Read the execution plan first
Never guess. Run EXPLAIN ANALYZE (Postgres) or EXPLAIN FORMAT=JSON (MySQL) to see what the database is actually doing. Look for: sequential scans on large tables, poor row count estimates, and nested loops with large cardinality.
Index the right columns
- Index every foreign key — JOINs on unindexed FKs are table scans.
- Composite index column order: equality first, range second, sort third.
- Partial indexes for filtered queries:
CREATE INDEX ON orders (customer_id) WHERE status = 'open'. - Covering indexes: include all SELECT columns in the index so the DB never touches the table.
The N+1 query problem
-- BAD: N+1 (1 query for orders + N queries for customers)

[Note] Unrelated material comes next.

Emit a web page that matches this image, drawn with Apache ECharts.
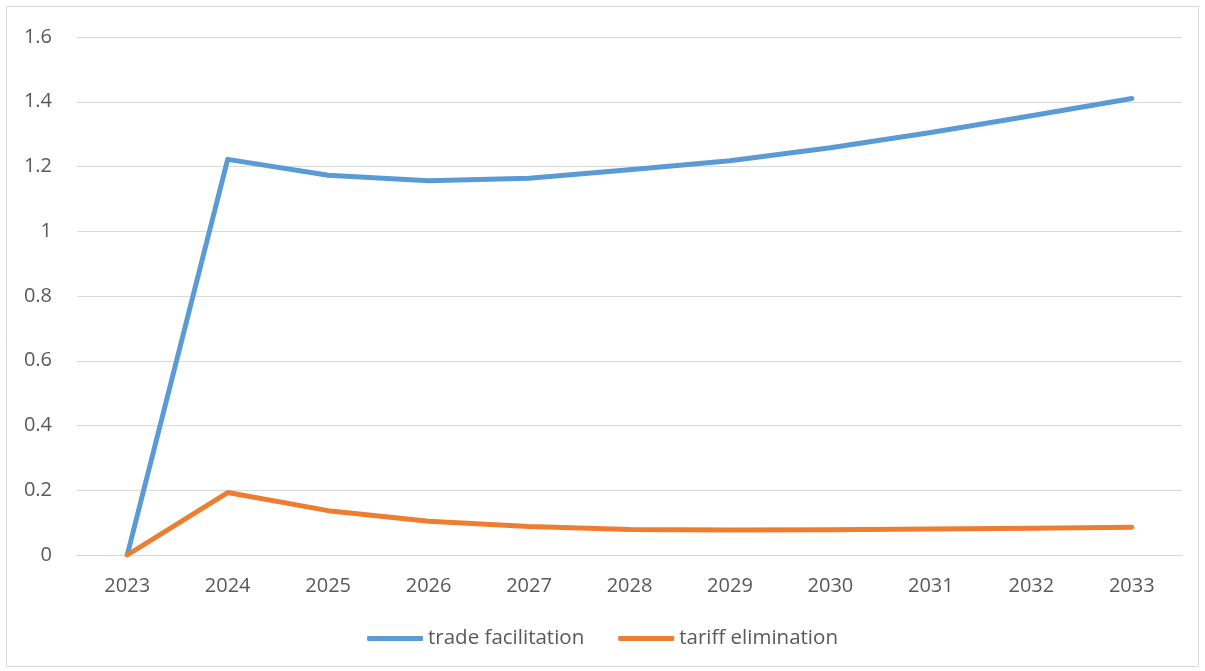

orders = db.query("SELECT * FROM orders LIMIT 100")
for order in orders:
order.customer = db.query("SELECT * FROM customers WHERE id=?", order.customer_id)
-- GOOD: 2 queries total
orders = db.query("SELECT * FROM orders LIMIT 100")
ids = [o.customer_id for o in orders]
customers = {c.id: c for c in db.query("SELECT * FROM customers WHERE id IN (?)", ids)}
Avoid SELECT *
Fetch only the columns you use. On wide tables with TEXT or BLOB columns, SELECT * transfers kilobytes per row unnecessarily.